| TASK OBJECTIVE |
All of the lines below are to be printed again exactly; images are excluded from the output.

START SOURCE MATERIAL

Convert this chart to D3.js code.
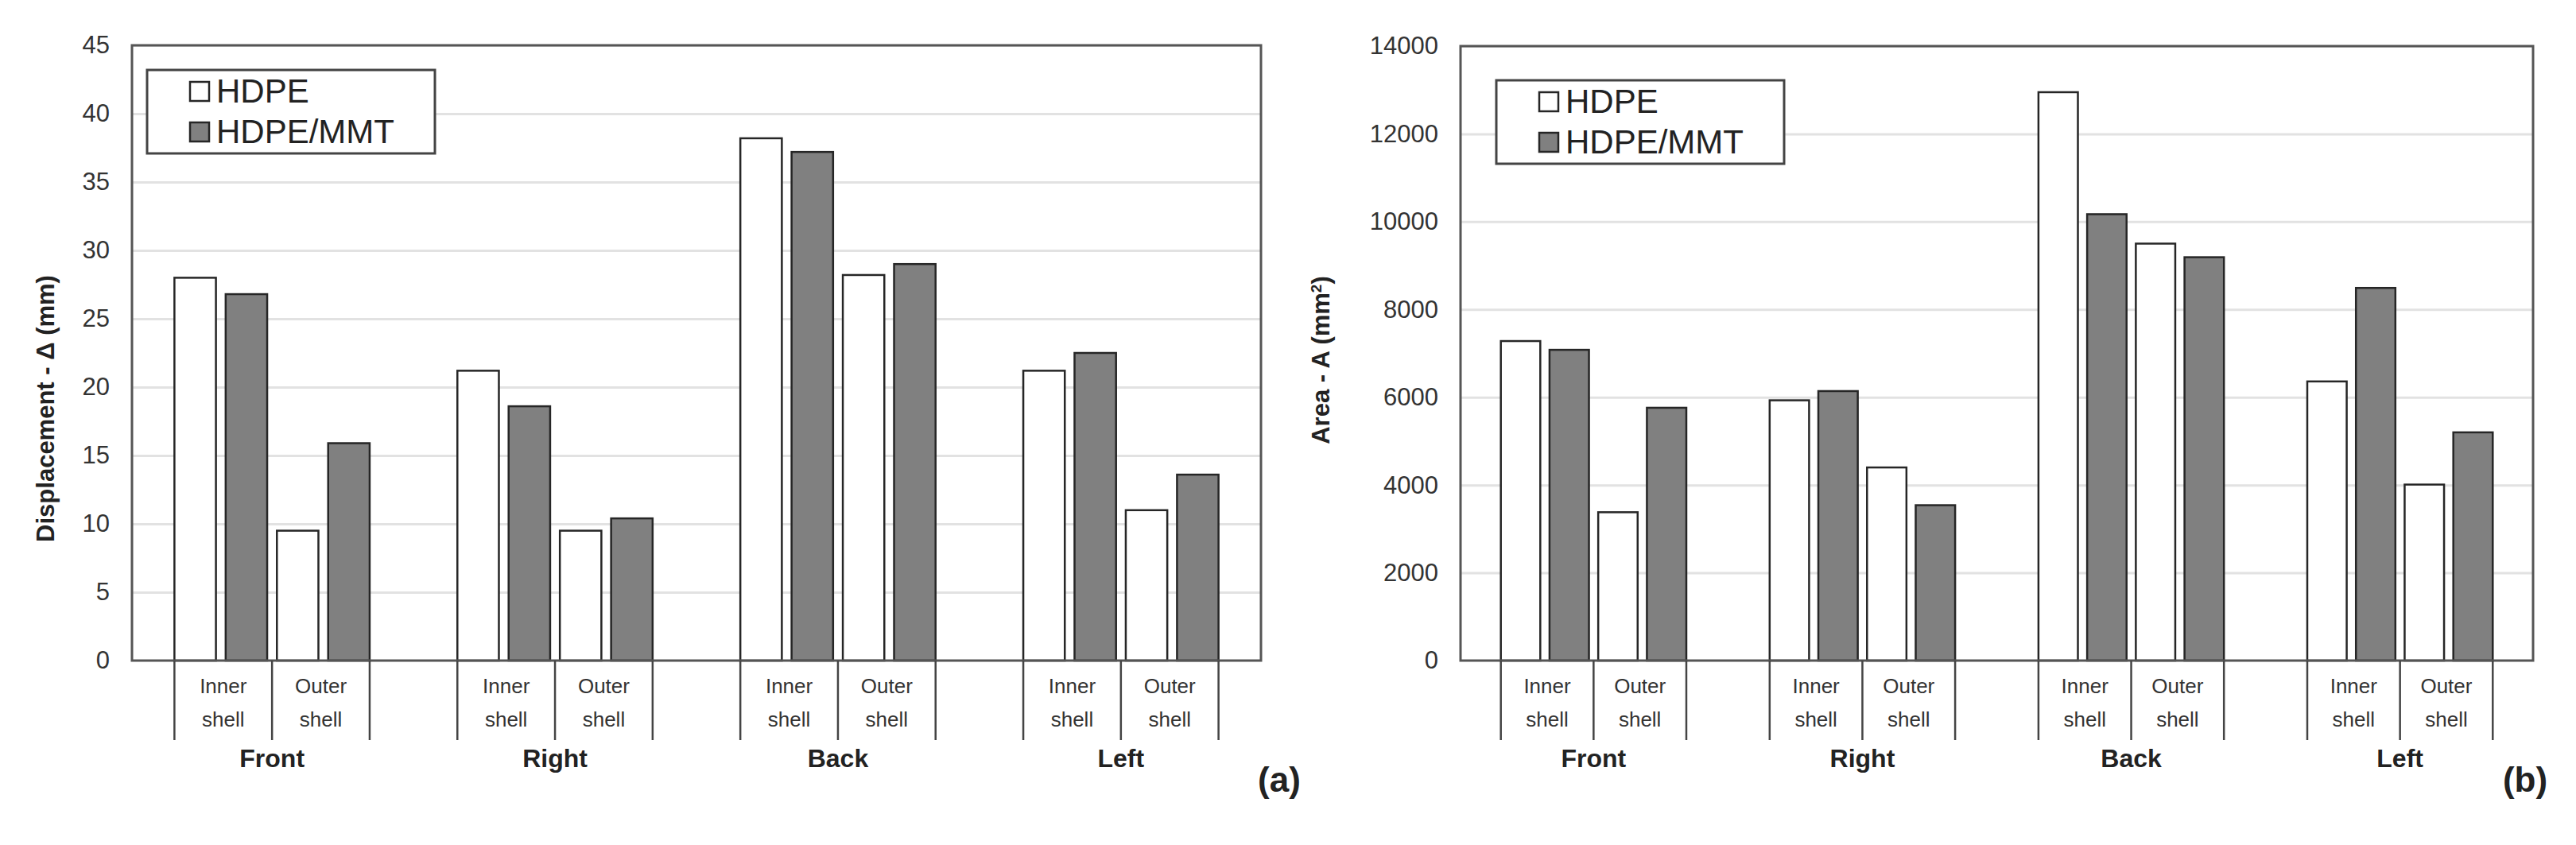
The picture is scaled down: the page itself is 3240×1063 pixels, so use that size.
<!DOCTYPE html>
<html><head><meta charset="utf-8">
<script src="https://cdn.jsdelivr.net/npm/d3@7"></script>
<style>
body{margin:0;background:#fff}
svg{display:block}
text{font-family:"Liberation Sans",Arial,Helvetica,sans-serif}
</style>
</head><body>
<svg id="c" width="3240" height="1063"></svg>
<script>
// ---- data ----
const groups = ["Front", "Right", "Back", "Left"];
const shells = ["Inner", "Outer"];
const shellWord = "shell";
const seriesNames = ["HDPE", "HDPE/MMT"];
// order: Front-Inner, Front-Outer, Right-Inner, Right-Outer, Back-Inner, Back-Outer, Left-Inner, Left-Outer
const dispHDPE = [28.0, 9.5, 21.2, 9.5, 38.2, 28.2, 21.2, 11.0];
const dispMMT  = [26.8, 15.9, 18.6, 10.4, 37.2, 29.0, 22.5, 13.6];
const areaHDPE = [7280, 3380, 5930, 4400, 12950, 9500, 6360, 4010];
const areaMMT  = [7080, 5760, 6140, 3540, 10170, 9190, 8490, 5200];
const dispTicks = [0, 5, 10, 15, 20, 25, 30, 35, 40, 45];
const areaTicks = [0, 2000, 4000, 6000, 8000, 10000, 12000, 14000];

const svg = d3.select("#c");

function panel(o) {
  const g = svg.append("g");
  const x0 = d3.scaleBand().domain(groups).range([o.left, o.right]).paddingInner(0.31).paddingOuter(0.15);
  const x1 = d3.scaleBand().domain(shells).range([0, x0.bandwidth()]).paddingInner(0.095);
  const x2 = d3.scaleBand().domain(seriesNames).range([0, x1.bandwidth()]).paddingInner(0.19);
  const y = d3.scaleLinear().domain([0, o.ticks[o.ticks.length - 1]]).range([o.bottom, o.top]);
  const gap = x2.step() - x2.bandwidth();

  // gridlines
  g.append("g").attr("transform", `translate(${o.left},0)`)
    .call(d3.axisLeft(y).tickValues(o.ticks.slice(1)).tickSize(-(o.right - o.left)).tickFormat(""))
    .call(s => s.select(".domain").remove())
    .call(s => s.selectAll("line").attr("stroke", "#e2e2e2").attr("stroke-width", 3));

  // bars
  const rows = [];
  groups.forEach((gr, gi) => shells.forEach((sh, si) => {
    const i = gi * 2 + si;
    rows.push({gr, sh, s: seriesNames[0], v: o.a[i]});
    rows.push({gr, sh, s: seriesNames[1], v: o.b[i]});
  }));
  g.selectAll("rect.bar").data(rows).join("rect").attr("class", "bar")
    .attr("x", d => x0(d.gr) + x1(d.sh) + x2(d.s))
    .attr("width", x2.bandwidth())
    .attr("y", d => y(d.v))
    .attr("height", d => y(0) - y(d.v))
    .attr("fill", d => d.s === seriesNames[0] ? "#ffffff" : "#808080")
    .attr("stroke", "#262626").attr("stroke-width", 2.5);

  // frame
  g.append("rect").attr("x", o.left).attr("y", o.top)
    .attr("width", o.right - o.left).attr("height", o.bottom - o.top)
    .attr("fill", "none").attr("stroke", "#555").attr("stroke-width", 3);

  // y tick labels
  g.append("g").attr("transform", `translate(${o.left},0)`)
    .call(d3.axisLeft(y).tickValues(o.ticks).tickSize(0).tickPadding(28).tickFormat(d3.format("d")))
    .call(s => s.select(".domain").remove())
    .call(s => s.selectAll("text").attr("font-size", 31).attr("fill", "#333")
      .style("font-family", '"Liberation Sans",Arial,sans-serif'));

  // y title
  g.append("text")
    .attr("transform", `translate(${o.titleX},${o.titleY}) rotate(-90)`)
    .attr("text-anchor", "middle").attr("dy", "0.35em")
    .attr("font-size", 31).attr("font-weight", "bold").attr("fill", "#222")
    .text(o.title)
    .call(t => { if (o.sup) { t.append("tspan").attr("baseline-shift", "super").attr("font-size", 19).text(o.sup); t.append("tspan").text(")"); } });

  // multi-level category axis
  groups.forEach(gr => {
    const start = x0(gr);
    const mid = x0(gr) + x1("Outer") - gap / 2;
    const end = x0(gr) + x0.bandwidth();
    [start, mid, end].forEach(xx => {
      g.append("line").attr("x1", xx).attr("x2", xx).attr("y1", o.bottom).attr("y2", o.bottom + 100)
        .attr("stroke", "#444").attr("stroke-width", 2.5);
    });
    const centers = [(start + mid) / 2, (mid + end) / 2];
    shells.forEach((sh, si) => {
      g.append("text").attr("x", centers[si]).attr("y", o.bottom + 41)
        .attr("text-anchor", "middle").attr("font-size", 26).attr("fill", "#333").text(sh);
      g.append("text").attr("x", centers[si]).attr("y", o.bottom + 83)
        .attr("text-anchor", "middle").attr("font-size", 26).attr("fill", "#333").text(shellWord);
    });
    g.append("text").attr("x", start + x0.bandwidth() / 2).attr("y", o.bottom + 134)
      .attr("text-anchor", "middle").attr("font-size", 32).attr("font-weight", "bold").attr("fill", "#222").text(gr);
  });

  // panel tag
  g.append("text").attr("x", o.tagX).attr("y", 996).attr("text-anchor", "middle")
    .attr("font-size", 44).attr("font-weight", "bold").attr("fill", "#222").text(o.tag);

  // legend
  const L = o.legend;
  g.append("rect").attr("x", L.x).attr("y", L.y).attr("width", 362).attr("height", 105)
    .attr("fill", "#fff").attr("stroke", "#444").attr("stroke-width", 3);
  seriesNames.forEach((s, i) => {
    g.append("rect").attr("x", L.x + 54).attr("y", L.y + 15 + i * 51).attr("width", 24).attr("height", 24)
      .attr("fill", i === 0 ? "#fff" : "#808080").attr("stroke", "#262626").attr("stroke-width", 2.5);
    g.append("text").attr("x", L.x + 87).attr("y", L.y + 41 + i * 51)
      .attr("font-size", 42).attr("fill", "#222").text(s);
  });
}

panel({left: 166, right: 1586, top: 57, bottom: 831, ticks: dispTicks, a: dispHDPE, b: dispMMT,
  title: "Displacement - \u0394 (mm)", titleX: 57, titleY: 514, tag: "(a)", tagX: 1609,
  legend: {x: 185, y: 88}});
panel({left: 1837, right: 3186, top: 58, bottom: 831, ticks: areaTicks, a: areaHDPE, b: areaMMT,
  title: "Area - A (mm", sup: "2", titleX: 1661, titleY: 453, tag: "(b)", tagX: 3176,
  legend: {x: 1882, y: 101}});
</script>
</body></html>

END SOURCE MATERIAL

| EXERCISE OUTPUT |
Convert this chart to D3.js code.
The picture is scaled down: the page itself is 3240×1063 pixels, so use that size.
<!DOCTYPE html>
<html><head><meta charset="utf-8">
<script src="https://cdn.jsdelivr.net/npm/d3@7"></script>
<style>
body{margin:0;background:#fff}
svg{display:block}
text{font-family:"Liberation Sans",Arial,Helvetica,sans-serif}
</style>
</head><body>
<svg id="c" width="3240" height="1063"></svg>
<script>
// ---- data ----
const groups = ["Front", "Right", "Back", "Left"];
const shells = ["Inner", "Outer"];
const shellWord = "shell";
const seriesNames = ["HDPE", "HDPE/MMT"];
// order: Front-Inner, Front-Outer, Right-Inner, Right-Outer, Back-Inner, Back-Outer, Left-Inner, Left-Outer
const dispHDPE = [28.0, 9.5, 21.2, 9.5, 38.2, 28.2, 21.2, 11.0];
const dispMMT  = [26.8, 15.9, 18.6, 10.4, 37.2, 29.0, 22.5, 13.6];
const areaHDPE = [7280, 3380, 5930, 4400, 12950, 9500, 6360, 4010];
const areaMMT  = [7080, 5760, 6140, 3540, 10170, 9190, 8490, 5200];
const dispTicks = [0, 5, 10, 15, 20, 25, 30, 35, 40, 45];
const areaTicks = [0, 2000, 4000, 6000, 8000, 10000, 12000, 14000];

const svg = d3.select("#c");

function panel(o) {
  const g = svg.append("g");
  const x0 = d3.scaleBand().domain(groups).range([o.left, o.right]).paddingInner(0.31).paddingOuter(0.15);
  const x1 = d3.scaleBand().domain(shells).range([0, x0.bandwidth()]).paddingInner(0.095);
  const x2 = d3.scaleBand().domain(seriesNames).range([0, x1.bandwidth()]).paddingInner(0.19);
  const y = d3.scaleLinear().domain([0, o.ticks[o.ticks.length - 1]]).range([o.bottom, o.top]);
  const gap = x2.step() - x2.bandwidth();

  // gridlines
  g.append("g").attr("transform", `translate(${o.left},0)`)
    .call(d3.axisLeft(y).tickValues(o.ticks.slice(1)).tickSize(-(o.right - o.left)).tickFormat(""))
    .call(s => s.select(".domain").remove())
    .call(s => s.selectAll("line").attr("stroke", "#e2e2e2").attr("stroke-width", 3));

  // bars
  const rows = [];
  groups.forEach((gr, gi) => shells.forEach((sh, si) => {
    const i = gi * 2 + si;
    rows.push({gr, sh, s: seriesNames[0], v: o.a[i]});
    rows.push({gr, sh, s: seriesNames[1], v: o.b[i]});
  }));
  g.selectAll("rect.bar").data(rows).join("rect").attr("class", "bar")
    .attr("x", d => x0(d.gr) + x1(d.sh) + x2(d.s))
    .attr("width", x2.bandwidth())
    .attr("y", d => y(d.v))
    .attr("height", d => y(0) - y(d.v))
    .attr("fill", d => d.s === seriesNames[0] ? "#ffffff" : "#808080")
    .attr("stroke", "#262626").attr("stroke-width", 2.5);

  // frame
  g.append("rect").attr("x", o.left).attr("y", o.top)
    .attr("width", o.right - o.left).attr("height", o.bottom - o.top)
    .attr("fill", "none").attr("stroke", "#555").attr("stroke-width", 3);

  // y tick labels
  g.append("g").attr("transform", `translate(${o.left},0)`)
    .call(d3.axisLeft(y).tickValues(o.ticks).tickSize(0).tickPadding(28).tickFormat(d3.format("d")))
    .call(s => s.select(".domain").remove())
    .call(s => s.selectAll("text").attr("font-size", 31).attr("fill", "#333")
      .style("font-family", '"Liberation Sans",Arial,sans-serif'));

  // y title
  g.append("text")
    .attr("transform", `translate(${o.titleX},${o.titleY}) rotate(-90)`)
    .attr("text-anchor", "middle").attr("dy", "0.35em")
    .attr("font-size", 31).attr("font-weight", "bold").attr("fill", "#222")
    .text(o.title)
    .call(t => { if (o.sup) { t.append("tspan").attr("baseline-shift", "super").attr("font-size", 19).text(o.sup); t.append("tspan").text(")"); } });

  // multi-level category axis
  groups.forEach(gr => {
    const start = x0(gr);
    const mid = x0(gr) + x1("Outer") - gap / 2;
    const end = x0(gr) + x0.bandwidth();
    [start, mid, end].forEach(xx => {
      g.append("line").attr("x1", xx).attr("x2", xx).attr("y1", o.bottom).attr("y2", o.bottom + 100)
        .attr("stroke", "#444").attr("stroke-width", 2.5);
    });
    const centers = [(start + mid) / 2, (mid + end) / 2];
    shells.forEach((sh, si) => {
      g.append("text").attr("x", centers[si]).attr("y", o.bottom + 41)
        .attr("text-anchor", "middle").attr("font-size", 26).attr("fill", "#333").text(sh);
      g.append("text").attr("x", centers[si]).attr("y", o.bottom + 83)
        .attr("text-anchor", "middle").attr("font-size", 26).attr("fill", "#333").text(shellWord);
    });
    g.append("text").attr("x", start + x0.bandwidth() / 2).attr("y", o.bottom + 134)
      .attr("text-anchor", "middle").attr("font-size", 32).attr("font-weight", "bold").attr("fill", "#222").text(gr);
  });

  // panel tag
  g.append("text").attr("x", o.tagX).attr("y", 996).attr("text-anchor", "middle")
    .attr("font-size", 44).attr("font-weight", "bold").attr("fill", "#222").text(o.tag);

  // legend
  const L = o.legend;
  g.append("rect").attr("x", L.x).attr("y", L.y).attr("width", 362).attr("height", 105)
    .attr("fill", "#fff").attr("stroke", "#444").attr("stroke-width", 3);
  seriesNames.forEach((s, i) => {
    g.append("rect").attr("x", L.x + 54).attr("y", L.y + 15 + i * 51).attr("width", 24).attr("height", 24)
      .attr("fill", i === 0 ? "#fff" : "#808080").attr("stroke", "#262626").attr("stroke-width", 2.5);
    g.append("text").attr("x", L.x + 87).attr("y", L.y + 41 + i * 51)
      .attr("font-size", 42).attr("fill", "#222").text(s);
  });
}

panel({left: 166, right: 1586, top: 57, bottom: 831, ticks: dispTicks, a: dispHDPE, b: dispMMT,
  title: "Displacement - \u0394 (mm)", titleX: 57, titleY: 514, tag: "(a)", tagX: 1609,
  legend: {x: 185, y: 88}});
panel({left: 1837, right: 3186, top: 58, bottom: 831, ticks: areaTicks, a: areaHDPE, b: areaMMT,
  title: "Area - A (mm", sup: "2", titleX: 1661, titleY: 453, tag: "(b)", tagX: 3176,
  legend: {x: 1882, y: 101}});
</script>
</body></html>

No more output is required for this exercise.